━━━━━ INFORMATION PROVIDED

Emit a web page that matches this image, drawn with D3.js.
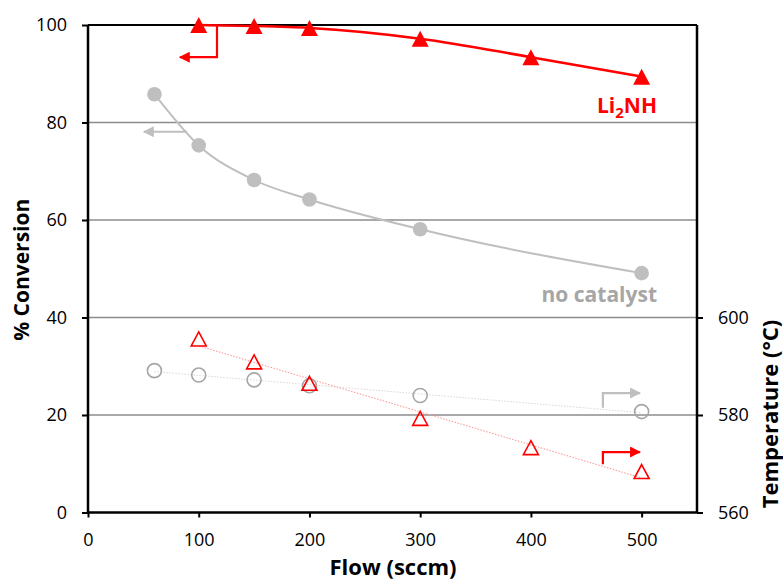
<!DOCTYPE html>
<html>
<head>
<meta charset="utf-8">
<script src="https://cdn.jsdelivr.net/npm/d3@7"></script>
<style>
  html, body { margin: 0; padding: 0; background: #fff; }
  svg { display: block; }
  text { font-family: "Open Sans", "Liberation Sans", sans-serif; }
</style>
</head>
<body>
<svg id="chart" width="783" height="581"></svg>
<script>
// Flow rates (sccm)
const flowLi2NH = [100, 150, 200, 300, 400, 500];
const flowBlank = [60, 100, 150, 200, 300, 500];

// % conversion (left axis)
const convLi2NH = [100, 99.8, 99.4, 97.2, 93.4, 89.4];
const convBlank = [85.8, 75.3, 68.2, 64.2, 58.1, 49.1];

// Temperature in °C (right axis)
const tempLi2NH = [595.6, 590.9, 586.5, 579.3, 573.3, 568.4];
const tempBlank = [589.1, 588.2, 587.2, 586.0, 584.0, 580.7];

// Axis ticks
const xTicks = [0, 100, 200, 300, 400, 500];
const yTicks = [0, 20, 40, 60, 80, 100];
const yRightTicks = [560, 580, 600];

const RED = "#ff0000";
const GREY = "#bfbfbf";
const GREY_DARK = "#a6a6a6";

const svg = d3.select("#chart");

const x = d3.scaleLinear().domain([0, 550]).range([88, 697]);
const y = d3.scaleLinear().domain([0, 100]).range([512.5, 25]);
const yR = d3.scaleLinear().domain([560, 660]).range([512.5, 25]);

// Horizontal gridlines
svg.append("g").selectAll("line")
  .data(yTicks.filter(d => d > 0 && d < 100))
  .join("line")
  .attr("x1", x(0)).attr("x2", x(550))
  .attr("y1", d => y(d)).attr("y2", d => y(d))
  .attr("stroke", "#8c8c8c").attr("stroke-width", 1.5);

// Axes
const fontTick = "18px";
const gx = svg.append("g").attr("transform", `translate(0,${y(0)})`)
  .call(d3.axisBottom(x).tickValues(xTicks).tickSize(5).tickPadding(16));
const gy = svg.append("g").attr("transform", `translate(${x(0)},0)`)
  .call(d3.axisLeft(y).tickValues(yTicks).tickSize(6).tickPadding(15));
const gr = svg.append("g").attr("transform", `translate(${x(550)},0)`)
  .call(d3.axisRight(yR).tickValues(yRightTicks).tickSize(6).tickPadding(15));

[gx, gy, gr].forEach(g => {
  g.select(".domain").attr("stroke", "#000").attr("stroke-width", 2.5);
  g.selectAll(".tick line").attr("stroke", "#000").attr("stroke-width", 2);
  g.selectAll(".tick text").attr("fill", "#000")
    .style("font-size", fontTick)
    .style("font-family", '"Open Sans", sans-serif');
});
gx.select(".domain").attr("d", `M${x(0)},0H${x(550)}`);
gy.select(".domain").attr("d", `M0,${y(0)}V${y(100)}`);
gr.select(".domain").attr("d", `M0,${y(0)}V${y(100)}`);

// Top border
svg.append("line")
  .attr("x1", x(0)).attr("x2", x(550))
  .attr("y1", y(100)).attr("y2", y(100))
  .attr("stroke", "#000").attr("stroke-width", 2);

// Axis titles
svg.append("text")
  .attr("x", 393).attr("y", 575)
  .attr("text-anchor", "middle")
  .style("font-size", "22px").style("font-weight", "bold")
  .text("Flow (sccm)");

svg.append("text")
  .attr("transform", `translate(29,${y(50) + 1}) rotate(-90)`)
  .attr("text-anchor", "middle")
  .style("font-size", "21px").style("font-weight", "bold")
  .text("% Conversion");

svg.append("text")
  .attr("transform", `translate(778,${yR(580) - 1}) rotate(-90)`)
  .attr("text-anchor", "middle")
  .style("font-size", "22px").style("font-weight", "bold")
  .text("Temperature (°C)");

// Linear least-squares fit used for the temperature trend lines
function linFit(xs, ys) {
  const mx = d3.mean(xs), my = d3.mean(ys);
  const sxy = d3.sum(xs, (v, i) => (v - mx) * (ys[i] - my));
  const sxx = d3.sum(xs, v => (v - mx) * (v - mx));
  const b = sxy / sxx, a = my - b * mx;
  return v => a + b * v;
}

const fitRed = linFit(flowLi2NH, tempLi2NH);
const fitGrey = linFit(flowBlank, tempBlank);

// Temperature trend lines (dotted)
svg.append("line")
  .attr("x1", x(d3.min(flowBlank))).attr("x2", x(d3.max(flowBlank)))
  .attr("y1", yR(fitGrey(d3.min(flowBlank)))).attr("y2", yR(fitGrey(d3.max(flowBlank))))
  .attr("stroke", "#d9d9d9").attr("stroke-width", 1).attr("stroke-dasharray", "1.5,1.5");
svg.append("line")
  .attr("x1", x(d3.min(flowLi2NH))).attr("x2", x(d3.max(flowLi2NH)))
  .attr("y1", yR(fitRed(d3.min(flowLi2NH)))).attr("y2", yR(fitRed(d3.max(flowLi2NH))))
  .attr("stroke", "#ff9090").attr("stroke-width", 1).attr("stroke-dasharray", "1.5,1.5");

// Conversion curves
const convLine = d3.line().x(d => x(d[0])).y(d => y(d[1])).curve(d3.curveMonotoneX);
svg.append("path")
  .datum(d3.zip(flowBlank, convBlank))
  .attr("d", convLine)
  .attr("fill", "none").attr("stroke", GREY).attr("stroke-width", 2);
svg.append("path")
  .datum(d3.zip(flowLi2NH, convLi2NH))
  .attr("d", convLine)
  .attr("fill", "none").attr("stroke", RED).attr("stroke-width", 2.5);

// Triangle marker centred on its bounding box
const tri = (w, h) => `M0,${-h / 2}L${w / 2},${h / 2}L${-w / 2},${h / 2}Z`;

// Temperature markers (open)
svg.append("g").selectAll("circle")
  .data(d3.zip(flowBlank, tempBlank))
  .join("circle")
  .attr("cx", d => x(d[0])).attr("cy", d => yR(d[1])).attr("r", 7)
  .attr("fill", "none").attr("stroke", GREY_DARK).attr("stroke-width", 1.6);
svg.append("g").selectAll("path")
  .data(d3.zip(flowLi2NH, tempLi2NH))
  .join("path")
  .attr("transform", d => `translate(${x(d[0])},${yR(d[1])})`)
  .attr("d", tri(15, 14))
  .attr("fill", "none").attr("stroke", RED).attr("stroke-width", 1.6);

// Conversion markers (filled)
svg.append("g").selectAll("circle")
  .data(d3.zip(flowBlank, convBlank))
  .join("circle")
  .attr("cx", d => x(d[0])).attr("cy", d => y(d[1])).attr("r", 7.3)
  .attr("fill", GREY);
svg.append("g").selectAll("path")
  .data(d3.zip(flowLi2NH, convLi2NH))
  .join("path")
  .attr("transform", d => `translate(${x(d[0])},${y(d[1])})`)
  .attr("d", tri(17, 16))
  .attr("fill", RED);

// Arrows pointing to the axis each series belongs to
const defs = svg.append("defs");
function marker(id, color) {
  defs.append("marker")
    .attr("id", id).attr("viewBox", "0 0 10 10")
    .attr("refX", 9).attr("refY", 5)
    .attr("markerWidth", 14).attr("markerHeight", 11)
    .attr("markerUnits", "userSpaceOnUse")
    .attr("orient", "auto")
    .append("path").attr("d", "M0,0L10,5L0,10Z").attr("fill", color);
}
marker("headRed", RED);
marker("headGrey", GREY);

const arrowLine = d3.line().x(d => x(d[0])).y(d => d[1]);
const arrows = [
  { pts: [[116.5, y(100)], [116.5, y(93.4)], [83, y(93.4)]], color: RED, head: "headRed" },
  { pts: [[89.5, y(78.1)], [50.5, y(78.1)]], color: GREY, head: "headGrey" },
  { pts: [[465, yR(581.5)], [465, yR(584.5)], [498.5, yR(584.5)]], color: GREY, head: "headGrey" },
  { pts: [[465, yR(569.9)], [465, yR(572.4)], [498.5, yR(572.4)]], color: RED, head: "headRed" }
];
svg.append("g").selectAll("path")
  .data(arrows)
  .join("path")
  .attr("d", d => arrowLine(d.pts))
  .attr("fill", "none")
  .attr("stroke", d => d.color).attr("stroke-width", 2.2)
  .attr("marker-end", d => `url(#${d.head})`);

// Series labels
const li = svg.append("text")
  .attr("x", 657).attr("y", 113)
  .attr("text-anchor", "end")
  .attr("fill", RED)
  .style("font-size", "21px").style("font-weight", "bold");
li.append("tspan").text("Li");
li.append("tspan").attr("dy", 5).style("font-size", "15px").text("2");
li.append("tspan").attr("dy", -5).text("NH");

svg.append("text")
  .attr("x", 657).attr("y", 302)
  .attr("text-anchor", "end")
  .attr("fill", GREY_DARK)
  .style("font-size", "21px").style("font-weight", "bold")
  .text("no catalyst");
</script>
</body>
</html>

━━━━━━━━━━

Write out again exactly the lines from the start of the data above through the line containing "const convBlank = [85.8, 75.3, 68.2, 64.2, 58.1, 49.1];", inclusive, excluding any pictures.

WRITTEN RESPONSE:
Emit a web page that matches this image, drawn with D3.js.
<!DOCTYPE html>
<html>
<head>
<meta charset="utf-8">
<script src="https://cdn.jsdelivr.net/npm/d3@7"></script>
<style>
  html, body { margin: 0; padding: 0; background: #fff; }
  svg { display: block; }
  text { font-family: "Open Sans", "Liberation Sans", sans-serif; }
</style>
</head>
<body>
<svg id="chart" width="783" height="581"></svg>
<script>
// Flow rates (sccm)
const flowLi2NH = [100, 150, 200, 300, 400, 500];
const flowBlank = [60, 100, 150, 200, 300, 500];

// % conversion (left axis)
const convLi2NH = [100, 99.8, 99.4, 97.2, 93.4, 89.4];
const convBlank = [85.8, 75.3, 68.2, 64.2, 58.1, 49.1];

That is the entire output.